Principal Correspondent :
In a landmark decision to reduce accidents caused by wildlife infiltration, India’s fastest highway, Maharashtra Samruddhi Mahamarg is limiting planting of fruit trees alongside the road. The 96 wildlife structures including overpass bridges, underpass, box culvert and a few other major and minor bridges on Maharashtra Samruddhi Mahamarg will ensure that wildlife activity in the surrounding area is not affected. The Hindu Hruday Samrat Balasaheb Thackeray Maharashtra Samruddhi Mahamarg, India’s fastest highway and Maharashtra's most ambitious project, is being meticulously designed.
A total of 11.31 lakh trees will be planted on both sides of the highway. Maharashtra State Road Development Corporation (MSRDC) has prohibited planting of 13 varieties of fruit trees that attract wildlife, including Mango, Cashew, Java Plum, Orange, Citrus, and Date Palms. The Wildlife Institute of India (WWI), which is active in biodiversity research around the country, is collaborating in the construction of the Commenting on the development, Ekanth Shinde, Minister of Urban Development Department, Government of Maharashtra, said, “Our aim is to make people’s travel from Mumbai to Nagpur faster, convenient and seamless. The construction of Maharashtra Samruddhi Mahamarg is moving swiftly, and more emphasis has been placed on minimizing environmental destruction. Cultural, conserved forests, protected regions, and wildlife sanctuaries will also be enhanced in order to boost tourism in the region. A ‘Green and Scenic Corridor’ will also be created as part of the project.” The Maharashtra Samruddhi Mahamarg will also include large walls that will serve as noise barriers.

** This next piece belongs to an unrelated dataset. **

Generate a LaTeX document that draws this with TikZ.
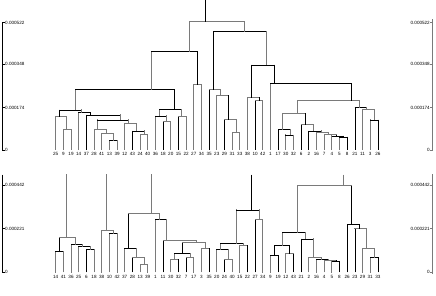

These walls would stand an average 4 meter tall. These will be installed at multiple locations alongside the highway to prevent upsetting the natural habitat and wildlife in the surrounding area. Ornamental plants will also be placed on the highway barrier. The large-scale tree planting along the highways will also help to mitigate the consequences of global warming and climate change. A drip irrigation system that catches and stores rainwater will irrigate all of the trees and water will be supplied through internal water sources using solar pumps in places with minimal rainfall. The plants will be inspected by a monitoring system based on geological studies, with tree adoption being the primary goal. The project also intends to nurture plants on a regular basis for the next five years after planting. Nagpur, Wardha, Amravati, Washim, Buldhana, Jalna, Aurangabad, Ahmednagar, Nashik, and Thane would be connected by this highway. 14 more districts will be linked to the highway indirectly via interchanges. This will result in the large-scale growth of adjacent districts and communities. Eknath Shinde, the Minister of Urban Development Department, is sure that the Maharashtra Samruddhi Mahamarg will boost the state's infrastructure and the economy.